In the Models tab, choose the default model for new sessions. You can also override the model per-session from the session header bar using the model selector dropdown.

Themes

The desktop app ships with 37 built-in color themes, selectable from Settings. Themes affect the editor, terminal, diff viewer, and UI chrome. Available themes include:
Dark themes
Themes are JSON files that define CSS custom properties for colors, backgrounds, and terminal palette entries. You can also create your own theme by placing a JSON file in the themes directory.

System Tray

The desktop app registers a system tray icon on all platforms:
  • Windows & Linux — Clicking the tray icon toggles the main window (show/hide). Right-clicking opens a context menu with Show shob and Quit options.
  • macOS — The tray icon provides the same context menu. The main window is also accessible via the dock.
The tray icon ensures Shob remains accessible even when its main window is minimized or hidden, and it keeps the app running in the background while you work in other tools.

Auto-Updates

The desktop app checks for updates automatically on launch and notifies you when a new version is available. On Windows and Linux, updates are downloaded in the background and applied on the next restart. On macOS, the app directs you to download the new installer from the GitHub releases page. You can also check for updates manually from Settings → About.
Auto-updates are served from the Shob GitHub releases page. In development mode (running from source), auto-updates are disabled.

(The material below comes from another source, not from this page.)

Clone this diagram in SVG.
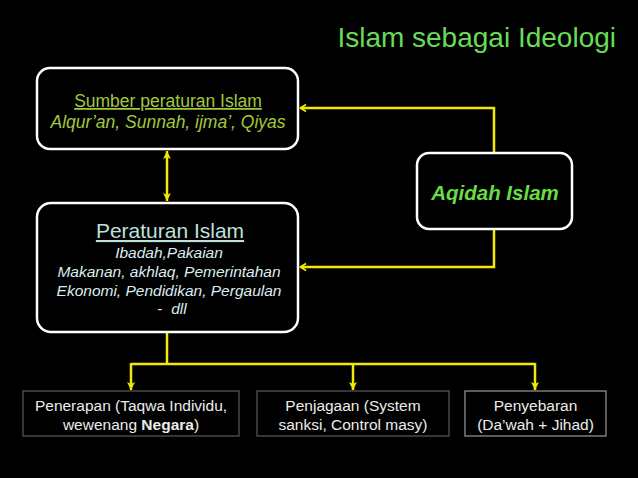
<svg xmlns="http://www.w3.org/2000/svg" width="638" height="478" viewBox="0 0 638 478">
<defs>
<style>
text{font-family:"Liberation Sans",Arial,sans-serif}
.node{fill:#000;stroke:#fff;stroke-width:2.5}
.bx{fill:#000;stroke:#5a5a5a;stroke-width:1.2}
.conn{fill:none;stroke:#f2e800;stroke-width:2.5}
.bt{fill:#ececec;font-size:15.5px;text-anchor:middle}
</style>
<marker id="chev" viewBox="-8 -5 9 10" refX="0" refY="0" markerWidth="9" markerHeight="10" markerUnits="userSpaceOnUse" orient="auto-start-reverse">
<path d="M-6,-3.5 L-0.5,0 L-6,3.5" fill="none" stroke="#f2e800" stroke-width="1.8"/>
</marker>
<marker id="tri" viewBox="-9 -5 10 10" refX="0" refY="0" markerWidth="10" markerHeight="10" markerUnits="userSpaceOnUse" orient="auto-start-reverse">
<path d="M-8,-4 L0,0 L-8,4 L-6,0 Z" fill="#f2e800"/>
</marker>
</defs>
<rect width="638" height="478" fill="#000"/>
<text x="616" y="47" font-size="28" fill="#66dd55" text-anchor="end">Islam sebagai Ideologi</text>
<g id="connectors">
<path class="conn" d="M494,153 V108 H300" marker-end="url(#chev)"/>
<path class="conn" d="M494,229 V267 H300" marker-end="url(#chev)"/>
<path class="conn" d="M167,151 V201" marker-start="url(#tri)" marker-end="url(#tri)"/>
<path class="conn" d="M167,333 V364"/>
<path class="conn" d="M131,364 H535"/>
<path class="conn" d="M131,363 V390" marker-end="url(#tri)"/>
<path class="conn" d="M353,364 V390" marker-end="url(#tri)"/>
<path class="conn" d="M535,363 V390" marker-end="url(#tri)"/>
</g>
<g id="sumber">
<rect class="node" x="37" y="68" width="261" height="81" rx="13"/>
<text x="168" y="107" font-size="17.5" fill="#a2c83c" text-anchor="middle" text-decoration="underline">Sumber peraturan Islam</text>
<text x="168" y="128" font-size="17.5" fill="#a2c83c" text-anchor="middle" font-style="italic">Alqur’an, Sunnah, ijma’, Qiyas</text>
</g>
<g id="peraturan">
<rect class="node" x="37" y="203" width="261" height="129" rx="14"/>
<text x="170" y="238" font-size="21" fill="#bfe0dc" text-anchor="middle" text-decoration="underline">Peraturan Islam</text>
<g font-size="15.5" fill="#dcecf0" text-anchor="middle" font-style="italic">
<text x="169" y="258">Ibadah,Pakaian</text>
<text x="169" y="277">Makanan, akhlaq, Pemerintahan</text>
<text x="169" y="296">Ekonomi, Pendidikan, Pergaulan</text>
<text x="172" y="314" xml:space="preserve"><tspan font-style="normal">-</tspan>  dll</text>
</g>
</g>
<g id="aqidah">
<rect class="node" x="417" y="153" width="155" height="76" rx="12"/>
<text x="495" y="200" font-size="20.5" fill="#66dd44" text-anchor="middle" font-style="italic" font-weight="bold">Aqidah Islam</text>
</g>
<g id="penerapan">
<rect class="bx" x="23" y="391" width="216" height="45"/>
<text class="bt" x="131" y="411">Penerapan (Taqwa Individu,</text>
<text class="bt" x="131" y="430">wewenang <tspan font-weight="bold">Negara</tspan>)</text>
</g>
<g id="penjagaan">
<rect class="bx" x="257" y="391" width="192" height="45"/>
<text class="bt" x="353" y="411">Penjagaan (System</text>
<text class="bt" x="353" y="430">sanksi, Control masy)</text>
</g>
<g id="penyebaran">
<rect class="bx" x="465" y="391" width="141" height="45" style="stroke:#9a9a9a"/>
<text class="bt" x="535.5" y="411">Penyebaran</text>
<text class="bt" x="535.5" y="430">(Da’wah + Jihad)</text>
</g>
</svg>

Opening Projects in External Tools

The file tree header includes an Open with menu that lets you open the current project directory in:
  • VS Code, Cursor, Zed, Sublime Text, or Xcode (macOS: auto-detected from /Applications)
  • Terminal, iTerm, Ghostty, Warp (macOS), or the system default terminal (Windows/Linux)
  • Finder (macOS) or Explorer (Windows)
On Windows, additional options include Git Bash and WSL.